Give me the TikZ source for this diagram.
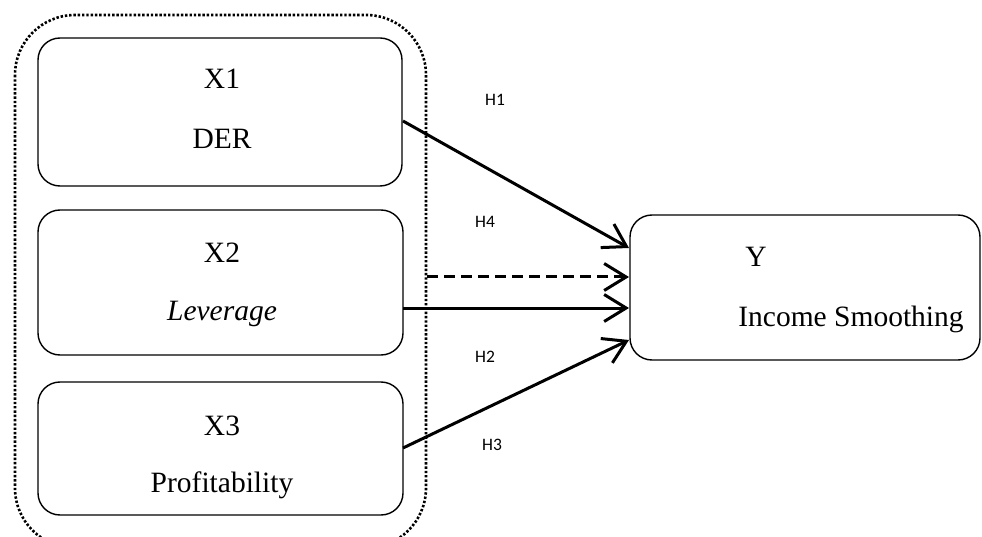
\documentclass[tikz,border=0pt]{standalone}
\usepackage{fontspec}
\setmainfont{Liberation Serif}
\newfontfamily\labelfont{Carlito}
\usetikzlibrary{arrows.meta}

\tikzset{
  varbox/.style={draw=black, line width=1.4pt, rounded corners=22pt,
    minimum width=#1, inner sep=0pt},
  vartext/.style={font=\fontsize{29.5}{31}\selectfont, anchor=base, inner sep=0pt},
  hyplabel/.style={font=\labelfont\fontsize{17.5}{19}\selectfont, anchor=base, inner sep=0pt},
  path/.style={line width=3pt, -{Straight Barb[length=22pt, width=27pt, line width=3pt]}},
  group/.style={line width=2.6pt, dash pattern=on 2.4pt off 1.9pt, rounded corners=60pt}
}

\begin{document}
\begin{tikzpicture}[x=1pt, y=-1pt]
  \useasboundingbox (0,0) rectangle (982,537);

  % dotted frame around the independent variables
  \draw[group] (15,15) rectangle (426,548);

  % variable boxes
  \node[varbox=364pt, minimum height=148pt] (x1) at (220,112) {};
  \node[varbox=365pt, minimum height=145pt] (x2) at (220.5,282.5) {};
  \node[varbox=365pt, minimum height=133pt] (x3) at (220.5,448.5) {};
  \node[varbox=350pt, minimum height=145pt] (y) at (805,287.5) {};

  % box texts
  \node[vartext] (x1a) at (222,89) {X1};
  \node[vartext] (x1b) at (222,149) {DER};
  \node[vartext] (x2a) at (222,262) {X2};
  \node[vartext] (x2b) at (222,320) {\itshape Leverage};
  \node[vartext] (x3a) at (222,435) {X3};
  \node[vartext] (x3b) at (222,492) {Profitability};
  \node[vartext] (ya) at (756,267) {Y};
  \node[vartext] (yb) at (851,326) {Income Smoothing};

  % anchor points of the connectors
  \coordinate (s1) at (403,121);
  \coordinate (t1) at (629,248);
  \coordinate (s4) at (427,277);
  \coordinate (t4) at (629,277);
  \coordinate (s2) at (403,308);
  \coordinate (t2) at (629,308);
  \coordinate (s3) at (403,448);
  \coordinate (t3) at (629,340);

  % hypothesis paths
  \draw[path] (s1) -- (t1);
  \draw[path, dash pattern=on 11pt off 6pt] (s4) -- (t4);
  \draw[path] (s2) -- (t2);
  \draw[path] (s3) -- (t3);

  % hypothesis labels
  \node[hyplabel] (h1) at (495,106) {H1};
  \node[hyplabel] (h4) at (485,228) {H4};
  \node[hyplabel] (h2) at (485,362) {H2};
  \node[hyplabel] (h3) at (492,450) {H3};
\end{tikzpicture}
\end{document}
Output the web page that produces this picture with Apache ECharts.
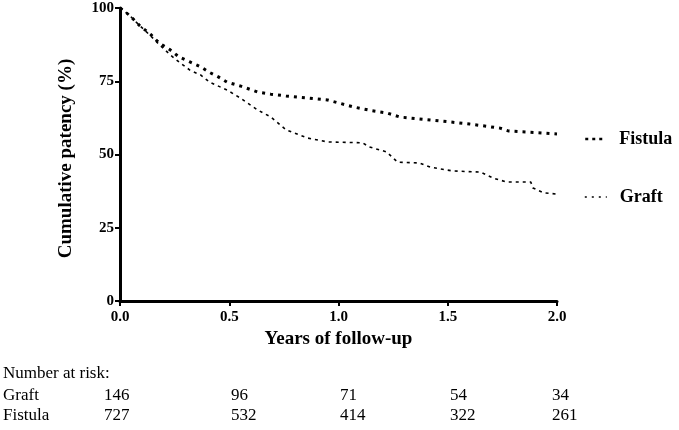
<!DOCTYPE html>
<html><head><meta charset="utf-8">
<script src="https://cdn.jsdelivr.net/npm/echarts@6/dist/echarts.min.js"></script>
<style>html,body{margin:0;padding:0;background:#fff}#c{width:679px;height:430px}</style>
</head><body><div id="c"></div>
<script>
var fistulaT = [0,0.02,0.05,0.09,0.14,0.18,0.23,0.27,0.32,0.37,0.41,0.45,0.49,0.55,0.63,0.69,0.76,0.86,0.95,1.07,1.15,1.22,1.28,1.42,1.5,1.6,1.74,1.78,1.9,2.0];
var fistulaV = [100,99,97,94,91,88,85.7,83.3,81.6,79.9,78,76.5,74.7,73.4,71.3,70.6,70,69.3,68.6,66.2,65,64.2,62.8,61.8,61.2,60.4,59,58,57.5,57];
var graftT = [0,0.02,0.05,0.09,0.14,0.18,0.23,0.27,0.32,0.37,0.41,0.49,0.55,0.63,0.69,0.76,0.86,0.95,1.11,1.14,1.22,1.27,1.37,1.42,1.52,1.65,1.71,1.77,1.88,1.89,1.94,2.0];
var graftV = [100,99,97,94,90.5,87.5,84,81.6,78.8,77.1,74.7,72,69.3,65.2,62.8,58.4,55.6,54.3,54,52.6,50.9,47.4,47.1,45.7,44.4,44,41.9,40.6,40.6,38.6,36.9,36.5];
var riskTitle = 'Number at risk:';
var riskGroups = ['Graft','Fistula'];
var riskGraft = [146,96,71,54,34];
var riskFistula = [727,532,414,322,261];

function pairs(t,v){return t.map(function(x,i){return [x,v[i]];});}
var serif = 'Liberation Serif, Times New Roman, serif';
var riskX = [104,231,340,450,552];
var riskRowsY = [396,416];
var tf = '17px '+serif;
var graphics = [{type:'text',left:3,top:365,style:{text:riskTitle,font:tf,fill:'#000'}}];
[riskGraft,riskFistula].forEach(function(row,r){
  graphics.push({type:'text',left:3,top:riskRowsY[r]-9,style:{text:riskGroups[r],font:tf,fill:'#000'}});
  row.forEach(function(n,i){
    graphics.push({type:'text',left:riskX[i],top:riskRowsY[r]-9,style:{text:String(n),font:tf,fill:'#000'}});
  });
});

var chart = echarts.init(document.getElementById('c'));
chart.setOption({
  animation:false,
  grid:{left:120,right:122,top:8,bottom:129},
  xAxis:{type:'value',min:0,max:2,interval:0.5,
    name:'Years of follow-up',nameLocation:'middle',nameGap:28,
    nameTextStyle:{fontFamily:serif,fontWeight:'bold',fontSize:19,color:'#000'},
    axisLine:{lineStyle:{color:'#000',width:3}},
    axisTick:{length:5,lineStyle:{color:'#000',width:2}},
    axisLabel:{formatter:function(v){return v.toFixed(1);},fontFamily:serif,fontWeight:'bold',fontSize:15,color:'#000',margin:9},
    splitLine:{show:false}},
  yAxis:{type:'value',min:0,max:100,interval:25,
    name:'Cumulative patency (%)',nameLocation:'middle',nameGap:44,
    nameTextStyle:{fontFamily:serif,fontWeight:'bold',fontSize:19,color:'#000',padding:[0,0,0,-8]},
    axisLine:{show:true,lineStyle:{color:'#000',width:3}},
    axisTick:{show:true,length:5,lineStyle:{color:'#000',width:2}},
    axisLabel:{fontFamily:serif,fontWeight:'bold',fontSize:15,color:'#000',margin:6},
    splitLine:{show:false}},
  legend:[
    {left:584,top:130,padding:0,data:['Fistula'],itemWidth:19,itemHeight:10,itemStyle:{opacity:0},
     lineStyle:{width:2.5,type:[3,4]},
     textStyle:{fontFamily:serif,fontWeight:'bold',fontSize:18,color:'#000',padding:[0,0,0,10]}},
    {left:584,top:188,padding:0,data:['Graft'],itemWidth:22,itemHeight:10,itemStyle:{opacity:0},
     lineStyle:{width:1.6,type:[2,5]},
     textStyle:{fontFamily:serif,fontWeight:'bold',fontSize:18,color:'#000',padding:[0,0,0,8]}}
  ],
  series:[
    {name:'Fistula',type:'line',data:pairs(fistulaT,fistulaV),showSymbol:false,symbol:'none',
     lineStyle:{color:'#000',width:3,type:[3,5]},itemStyle:{color:'#000'}},
    {name:'Graft',type:'line',data:pairs(graftT,graftV),showSymbol:false,symbol:'none',
     lineStyle:{color:'#000',width:1.6,type:[3,4]},itemStyle:{color:'#000'}}
  ],
  graphic:graphics
});
</script></body></html>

---------------

## Aim:
Exactly how many lines of the listing above contain the string "this"? Give no more than the number.

## Full response:
2